Selain modal dan teknologi menurut Sigit, salah satu yang harus dimiliki bank untuk melayani pertumbuhan ekonomi Indonesia adalah sumber daya manusia yang unggul. “Perbankan harus menyiapkan SDM berkualitas dalam melayani nasabah yang meningkat dengan kebutuhan yang beragam,” kata dia.

SDM berkualitas kian diperlukan untuk menghadapi Masyarakat Ekonomi ASEAN (MEA) yang hanya tinggal menghitung bulan. Bakal diterapkan mulai Desember 2015, MEA memungkinkan negara-negara ASEAN untuk melebarkan kegiatan ekonomi ke negara-negara tetangga di kawasan ini. “Sebagai negara dengan jumlah penduduk terbanyak keempat di dunia tentunya memiliki potensi pasar yang diincar negara ASEAN lainnya,” ujarnya.

Menjadi SDM berkualitas tentu harus juga belajar di tempat tepat.
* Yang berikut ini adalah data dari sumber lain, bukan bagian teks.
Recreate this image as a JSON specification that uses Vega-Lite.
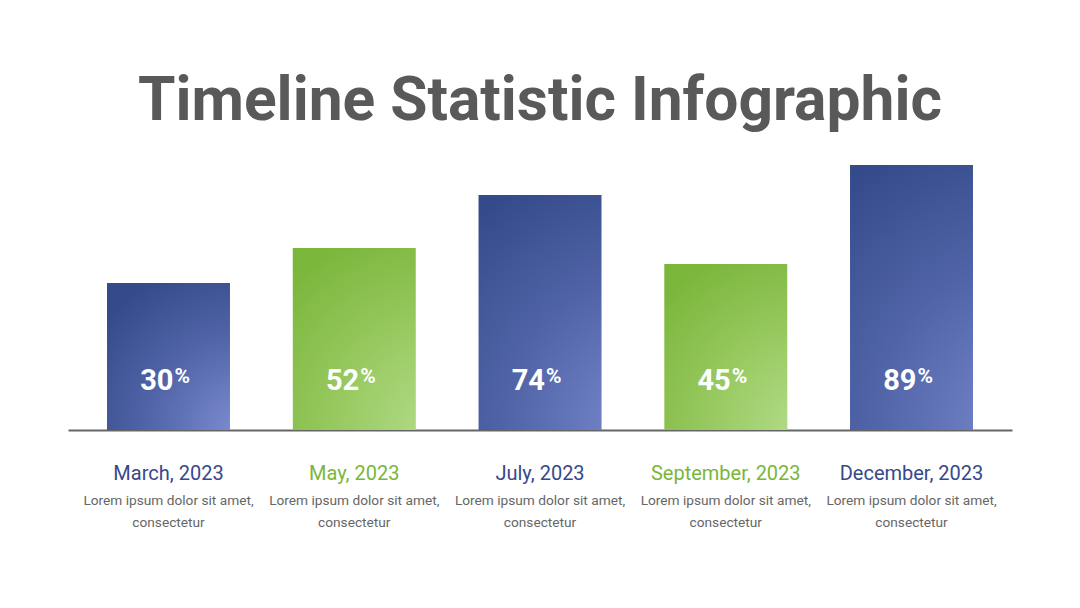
{
  "$schema": "https://vega.github.io/schema/vega-lite/v6.json",
  "autosize": "none",
  "width": 944,
  "height": 280,
  "padding": {"top": 150, "left": 68, "right": 68, "bottom": 178},
  "background": "white",
  "title": {
    "text": "Timeline Statistic Infographic",
    "font": "Roboto",
    "fontSize": 60.5,
    "fontWeight": "bold",
    "color": "#595959",
    "anchor": "middle",
    "baseline": "alphabetic",
    "offset": -30
  },
  "config": {"view": {"stroke": null}},
  "data": {
    "values": [
      {"month": "March, 2023", "level": 147, "pct": "30", "group": "blue", "desc": ["Lorem ipsum dolor sit amet,", "consectetur"]},
      {"month": "May, 2023", "level": 182, "pct": "52", "group": "green", "desc": ["Lorem ipsum dolor sit amet,", "consectetur"]},
      {"month": "July, 2023", "level": 235, "pct": "74", "group": "blue", "desc": ["Lorem ipsum dolor sit amet,", "consectetur"]},
      {"month": "September, 2023", "level": 166, "pct": "45", "group": "green", "desc": ["Lorem ipsum dolor sit amet,", "consectetur"]},
      {"month": "December, 2023", "level": 265, "pct": "89", "group": "blue", "desc": ["Lorem ipsum dolor sit amet,", "consectetur"]}
    ]
  },
  "encoding": {
    "x": {
      "field": "month",
      "type": "nominal",
      "sort": ["March, 2023", "May, 2023", "July, 2023", "September, 2023", "December, 2023"],
      "scale": {"paddingInner": 0.338, "paddingOuter": 0.21},
      "axis": {
        "title": null,
        "labelAngle": 0,
        "labelFont": "Roboto",
        "labelFontSize": 20,
        "labelBaseline": "middle",
        "labelPadding": 43,
        "labelColor": {
          "condition": {"test": "indexof(['May, 2023','September, 2023'], datum.value) >= 0", "value": "#7ab63a"},
          "value": "#36498a"
        },
        "ticks": false,
        "grid": false,
        "domain": true,
        "domainColor": "#666666",
        "domainWidth": 2
      }
    }
  },
  "layer": [
    {
      "transform": [{"filter": "datum.group === 'blue'"}],
      "mark": {
        "type": "bar",
        "color": {
          "gradient": "radial",
          "x1": 1, "y1": 1, "r1": 0,
          "x2": 1, "y2": 1, "r2": 1.2,
          "stops": [
            {"offset": 0, "color": "#7e8dd2"},
            {"offset": 0.55, "color": "#4f63a6"},
            {"offset": 1, "color": "#354a8a"}
          ]
        }
      },
      "encoding": {
        "y": {"field": "level", "type": "quantitative", "scale": {"domain": [0, 280]}, "axis": null}
      }
    },
    {
      "transform": [{"filter": "datum.group === 'green'"}],
      "mark": {
        "type": "bar",
        "color": {
          "gradient": "radial",
          "x1": 1, "y1": 1, "r1": 0,
          "x2": 1, "y2": 1, "r2": 1.2,
          "stops": [
            {"offset": 0, "color": "#b5dd8c"},
            {"offset": 0.55, "color": "#95c75c"},
            {"offset": 1, "color": "#7ab63a"}
          ]
        }
      },
      "encoding": {
        "y": {"field": "level", "type": "quantitative", "scale": {"domain": [0, 280]}, "axis": null}
      }
    },
    {
      "mark": {"type": "text", "font": "Roboto", "fontWeight": "bold", "fontSize": 29, "color": "white", "align": "right", "baseline": "alphabetic", "dx": 5, "dy": -40},
      "encoding": {
        "y": {"datum": 0, "type": "quantitative"},
        "text": {"field": "pct"}
      }
    },
    {
      "mark": {"type": "text", "font": "Roboto", "fontWeight": "bold", "fontSize": 21, "color": "white", "align": "left", "baseline": "alphabetic", "dx": 6, "dy": -47},
      "encoding": {
        "y": {"datum": 0, "type": "quantitative"},
        "text": {"value": "%"}
      }
    },
    {
      "mark": {"type": "text", "font": "Roboto", "fontSize": 13.7, "color": "#666666", "align": "center", "baseline": "alphabetic", "lineHeight": 22, "dy": 75},
      "encoding": {
        "y": {"datum": 0, "type": "quantitative"},
        "text": {"field": "desc"}
      }
    }
  ]
}
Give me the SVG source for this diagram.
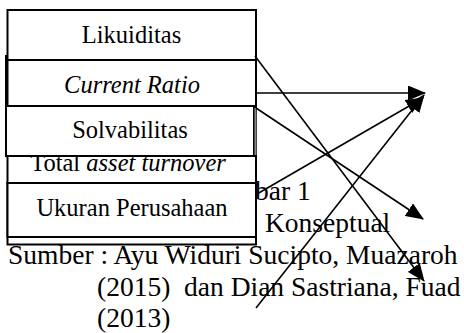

Sigit mengisahkan bagaimana memperkaya ilmunya di Prasetiya Mulya, khususnya saat menjadi Wakil Presiden Direktur Bank Merincorp. “Waktu itu saya menjadi direksi di lembaga keuangan joint venture Jepang dan Amerika. Jadi saya perlu memperluas landasan teori sekaligus penerapannya,” katanya menjelaskan alasannya memilih ilmu manajemen internasional.

Di sana, ia menyerap ilmu dari para pengajar yang juga praktisi di bidangnya masing-masing. “Dengan pengajar seperti ini Prasetiya Mulya menggabungkan teori akademisi yang andal dan praktisi yang memiliki pengalaman luas, terutama pengalaman dalam pengambilan keputusan,” ujarnya.

Sigit mencatat, salah satu kemampuan yang harus segera dimiliki adalah menangani persoalan yang di era globalisasi ini menjadi lebih saling mengait. Berbagai faktor kini berperan dalam pengambilan keputusan di perbankan, baik faktor lokal maupun global. “Dalam pengambilan keputusan, bankir harus terlatih dalam mempertimbangkan banyak faktor,” kata dia lagi. “Proses pengambilan keputusan tersebut yang menentukan kualitas seorang pemimpin, baik dari level manajer maupun CEO,” katanya. Disebutkan juga peran dunia pendidikan dapat menjawab kebutuhan untuk mendidik SDM yang dituntut globalisasi.